Most prosecutors, ignoring their primary obligation to see that the truth is developed and justice is done rather than simply getting convictions, repeatedly adduce false police testimony. They do this either knowingly or with deliberate indifference, even when the reports or testimony borders on the ludicrous or impossible.

Howard R. Price is a partner in Brodey and Price, Beverly Hills.
Most judges blindly accept, if not actually believe, this perjurious testimony, regardless of its incredulity, and especially if its only refutation comes from the defendant.

The reasons for the abdication of their responsibilities are, I suggest, the prosecutors’ fear of alienating the police, while being caught up in the pressured quest to win engendered by our adversarial system and the war on crime.
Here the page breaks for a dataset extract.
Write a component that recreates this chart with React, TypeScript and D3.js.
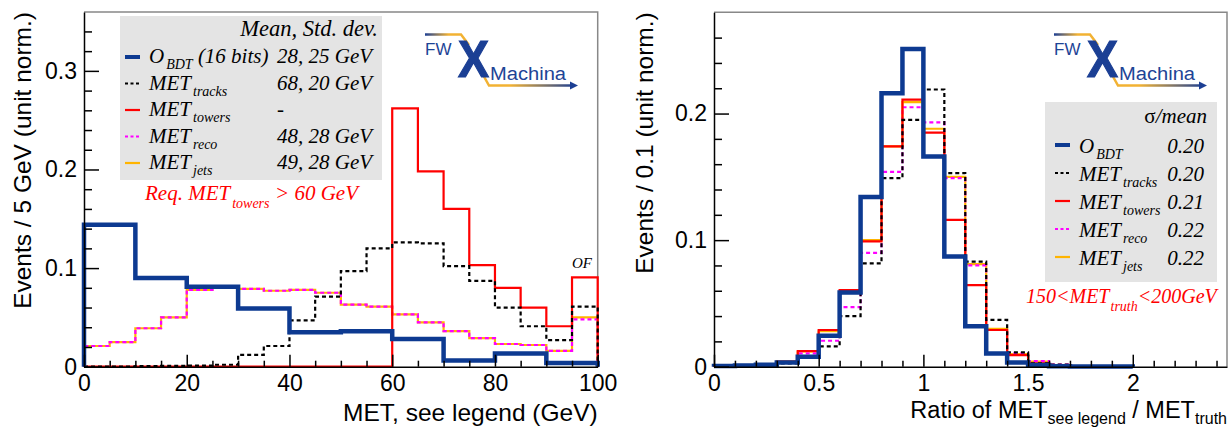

The judges fear the wrath of both the police and the prosecutor, while succumbing to the political pressure of not wanting to appear anti-police. The “aberration” (to use the word for the moment) is the prosecutor who does have the integrity to tell an officer that the police report stinks or that the testimony is unbelievable, and even to seek a dismissal therefore if appropriate.

But the real “aberration” is the judge who disbelieves police testimony - and let alone says so on the record. All too often the well-intentioned judge will dissemble and state another reason to justify the decision, thereby missing the critical opportunity to deliver the correct message to the offending police officer and thereby to other police officers.
I try not to paint with too broad a brush.

Certainly not all prosecutors and judges fit this picture, just as not all Los Angeles Police Department officers are thuggish bullies. Yet ask any insider - judge, prosecutor or defense attorney - about the truth of these assertions and I confidently predict that, if candor prevails, most will concede the systematic nature of this problem. Ask any LAPD officer with more than one year of experience what “testilie” (their jargon) means and the response will be “to speak from the witness stand.”

The best proof probably is that the police fearlessly, wantonly and openly brutalized King in front of so many potential witnesses, both police and civilian. The police knew that their false testimony, as usual, probably would not be challenged by the prosecutor or the judge. They confidently thought they could get away with it, because they usually do - except this time they had the rotten luck to be videotaped (does anyone else wonder why the police do not videotape arrests, searched, field sobriety tests, interrogations, etc.?).

Let no one doubt that but for this videotape, King would have been prosecuted, probably successfully, and his excessive-force lawsuit would have been dubious, if filed at all.

Society gets the degree of crime it breeds and condones. It also received the brand of law enforcement it deserves. Our society is churned by its fear of crime, which often is quite justified. Yet in the name of this war on crime, we have tolerated police abuses and unjustifiable erosion of many of our rights, all in the belief that the end justifies the means. History and current experience demonstrates clearly the dangerous short sightedness of this view.

The good police, who are a majority, need our support more than ever. To get it, the police, especially the LAPD, need to abandon the Gatesian view that militarism equals professionalism. They must realize that “serving” is as important as “protecting,” that the chief of any organization sets and is responsible for the style and tone of its employees, that the perpetration of “street justice,” whether physical or verbal abuse, must cease, and finally that civilian involvement and oversight in police administration are not a threat to them, but ultimately their most valuable asset.